Post by Happy Valley »

Leodian wrote:"But for all that good times Leodian." Very true tilly. The childhood anticipation of a day trip by train to such as Scarborough, Blackpool, Belle Vue zoo and fun park, etc was always great. Oh, and one particular recollection of Blackpool was its vast network of rail tracks where there is mostly just space nowadays not far from the Pleasure Beach (well there was when I was last in Blackpool in 2006).
The old Blackpool railway tracks that you remember near to the Pleasure Beach, will be what is now the big car and coach parks near the Police Station and the football ground area off Yeadon Way.

Blackpool Central was the biggest railway station in Blackpool, a 14 platform station just over the road from where Coral Island is today until the end of 1964. Coral Island was the site of the old booking office and has a blue plaque for the railway station.

This was the busiest railway station in the world in 1911.

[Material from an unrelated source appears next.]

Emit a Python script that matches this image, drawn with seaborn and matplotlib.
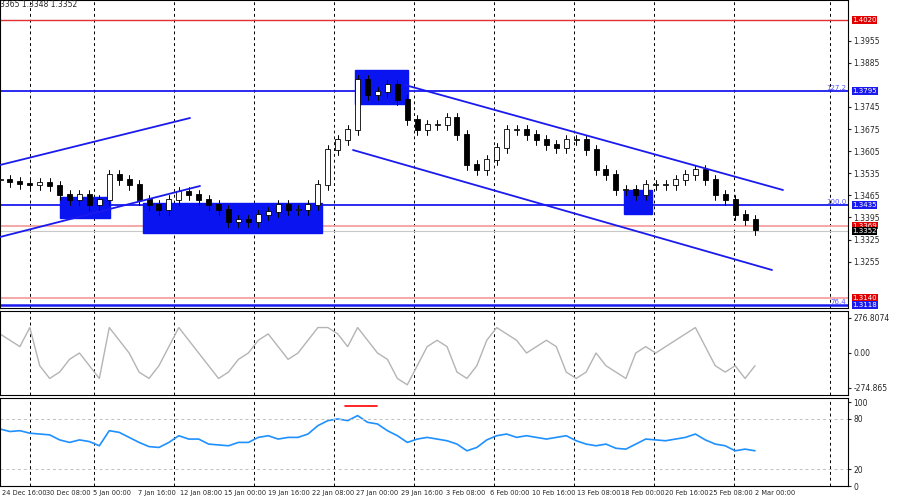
import numpy as np
import matplotlib
matplotlib.use("Agg")
import matplotlib.pyplot as plt
import seaborn as sns

sns.set_style("white")
plt.rcParams['font.family'] = ['DejaVu Sans']

closes = [1.3514,1.3507,1.3501,1.3498,1.3504,1.3495,1.3466,1.3450,1.3466,1.3435,1.3450,1.3529,
          1.3514,1.3498,1.3450,1.3435,1.3419,1.3450,1.3476,1.3466,1.3450,1.3435,1.3419,1.3381,
          1.3387,1.3381,1.3403,1.3412,1.3435,1.3419,1.3419,1.3435,1.3498,1.3609,1.3640,1.3672,
          1.3830,1.3783,1.3792,1.3814,1.3767,1.3704,1.3672,1.3688,1.3688,1.3710,1.3656,1.3561,
          1.3545,1.3577,1.3615,1.3672,1.3672,1.3656,1.3640,1.3624,1.3615,1.3640,1.3640,1.3609,
          1.3545,1.3529,1.3482,1.3482,1.3466,1.3498,1.3498,1.3498,1.3514,1.3529,1.3545,1.3514,
          1.3466,1.3450,1.3403,1.3387,1.3355]
rsi = [68,65,66,63,62,61,55,52,55,53,48,66,64,58,52,47,46,52,60,56,56,50,49,48,52,52,58,60,56,58,
       58,62,72,78,80,78,84,76,74,66,60,52,56,58,56,54,50,42,46,55,60,62,58,60,58,56,58,60,54,50,
       48,50,45,44,50,56,55,54,56,58,62,55,50,48,42,44,42]
cci = [150,100,50,200,-100,-200,-150,-50,0,-100,-200,200,100,0,-150,-200,-100,50,200,100,0,-100,
       -200,-150,-50,0,100,150,50,-50,0,100,200,200,150,50,200,100,0,-50,-200,-250,-100,50,100,50,
       -150,-200,-100,100,200,150,100,0,50,100,50,-150,-200,-150,0,-100,-150,-200,0,50,0,50,100,150,
       200,50,-100,-150,-100,-200,-100]
date_labels = ["24 Dec 16:00","30 Dec 08:00","5 Jan 00:00","7 Jan 16:00","12 Jan 08:00","15 Jan 00:00",
               "19 Jan 16:00","22 Jan 08:00","27 Jan 00:00","29 Jan 16:00","3 Feb 08:00","6 Feb 00:00",
               "10 Feb 16:00","13 Feb 08:00","18 Feb 00:00","20 Feb 16:00","25 Feb 08:00","2 Mar 00:00"]
price_ticks = [1.3255,1.3325,1.3395,1.3465,1.3535,1.3605,1.3675,1.3745,1.3885,1.3955]
levels = [(1.4020,'#e03030',1.0,'#e00000','1.4020'),(1.3795,'#1a1aee',1.3,'#1a1aee','1.3795'),
          (1.3435,'#1a1aee',1.3,'#1a1aee','1.3435'),(1.3369,'#f4a0a0',1.3,'#e00000','1.3369'),
          (1.3352,'#c8c8c8',0.8,'black','1.3352'),(1.3140,'#f4a0a0',1.3,'#e00000','1.3140'),
          (1.3118,'#1a1aee',1.8,'#1a1aee','1.3118')]

fig = plt.figure(figsize=(9,5), dpi=100)
W = 848/900
ax = fig.add_axes([0, 1-308/500, W, 308/500])
ax2 = fig.add_axes([0, 1-395/500, W, 84/500])
ax3 = fig.add_axes([0, 1-486/500, W, 88/500])
XMAX = 848
x = np.linspace(0, 755, len(closes))
grid_x = [30] + [94+80*k for k in range(9)] + [830]
for a in (ax, ax2, ax3):
    a.set_xlim(0, XMAX)
    for g in grid_x:
        a.axvline(g, color='black', ls=(0,(3,3)), lw=0.7, zorder=0)
    a.yaxis.tick_right()
    a.tick_params(axis='y', labelsize=5.5, length=2, pad=2)
    a.set_xticks([])
    for s in a.spines.values():
        s.set_color('black'); s.set_linewidth(0.8)

# main
ax.set_ylim(1.4020-(308-20)*0.0003165, 1.4020+20*0.0003165)
opens = [closes[0]] + closes[:-1]
for xi, o, c in zip(x, opens, closes):
    hi = max(o, c) + 0.0015; lo = min(o, c) - 0.0015
    ax.plot([xi, xi], [lo, hi], color='black', lw=0.7, zorder=3)
    up = c >= o
    ax.bar(xi, abs(c-o) + 0.0003, bottom=min(o, c), width=5, color='white' if up else 'black',
           edgecolor='black', lw=0.6, zorder=4)
P = lambda y: 1.4020-(y-20)*0.0003165
for (x0,y0,x1,y1) in [(60,197,110,218),(143,203,322,233),(355,70,408,104),(624,190,652,214)]:
    ax.add_patch(plt.Rectangle((x0, P(y1)), x1-x0, P(y0)-P(y1), color='#0a14f0', zorder=2))
for (x0,y0,x1,y1) in [(0,165,190,118),(0,237,200,186),(405,85,783,190),(353,150,772,270)]:
    ax.plot([x0,x1],[P(y0),P(y1)], color='#1a1aee', lw=1.3, zorder=5)
for v,col,lw,bcol,lab in levels:
    ax.axhline(v, color=col, lw=lw, zorder=1)
    ax.text(1.005, v, lab, transform=ax.get_yaxis_transform(), fontsize=5, color='white',
            va='center', ha='left', bbox=dict(boxstyle='square,pad=0.1', fc=bcol, ec='none'), zorder=10)
ax.text(XMAX-2, 1.3795, '127.2', fontsize=5, color='#5050ff', ha='right', va='bottom')
ax.text(XMAX-2, 1.3435, '100.0', fontsize=5, color='#5050ff', ha='right', va='bottom')
ax.text(XMAX-2, 1.3118, '76.4', fontsize=5, color='#5050ff', ha='right', va='bottom')
ax.set_yticks(price_ticks)
ax.set_yticklabels([f"{t:.4f}" for t in price_ticks])
ax.text(0, 1.0, '3365 1.3348 1.3352', transform=ax.transAxes, fontsize=5.5, va='top', ha='left')

# CCI
xc = np.linspace(0, 755, len(cci))
sns.lineplot(x=xc, y=cci, ax=ax2, color='#b4b4b4', lw=1.0)
ax2.set_ylim(-330, 330)
ax2.set_yticks([276.8074, 0, -274.865])
ax2.set_yticklabels(['276.8074','0.00','-274.865'])
# RSI
xr = np.linspace(0, 755, len(rsi))
sns.lineplot(x=xr, y=rsi, ax=ax3, color='#1e90ff', lw=1.2)
ax3.set_ylim(0, 105)
for lv in (80, 20):
    ax3.axhline(lv, color='#c0c0c0', ls=(0,(3,3)), lw=0.7)
ax3.plot([345, 377], [96, 96], color='red', lw=1.2)
ax3.set_yticks([100, 80, 20, 0]); ax3.set_yticklabels(['100','80','20','0'])
ax3.set_xticks(np.linspace(24, 775, len(date_labels)))
ax3.set_xticklabels(date_labels, fontsize=4.8)
ax3.tick_params(axis='x', length=2, pad=1)
fig.savefig('out.png', dpi=100)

https://en.wikipedia.org/wiki/Blackpool ... ay_station

On a hot sunny day this must have been quite a cool railway station to arrive at so close to the tower and the beach on a steam train. The very busy station escaped the axe with Dr Beeching, but Blackpool Corporation had other ideas for the large amount of prime railway land and talked British Railways into closing Blackpool Central instead of Dr Beeching’s recommended Blackpool North closure.

http://www.disused-stations.org.uk/b/bl ... ndex.shtml

The track bed was filled in with ballast between the platforms to turn it into a car park. Last time I was in Blackpool (2011) I seem to remember some resurfacing work going on around that area of the car park, so they might be gone now, the old platforms can still be made out on Google Earth though.

The red brick car park wall near Coral Island is all that remains of the old station building today and a stone boundary wall behind the Sea life Centre. The old toilet block had a blue plaque fitted but this was demolished and replaced around 5 or 6 years ago.

Yeadon Way, the new road (built in the early 90s) out of Blackpool from the car parks to the M55 roundabout, is an old railway line from Central station which branched off right at Great Plumpton just after the junction on the motorway. The first couple of miles or so of the motorway out of Blackpool was built on the old track bed.

A Sepecat Jaguar from Warton test landed on the M55 during construction to test the new road surface out for makeshift landings during wartime, and some of the back fill for the motorway came from the old runways at Inskip.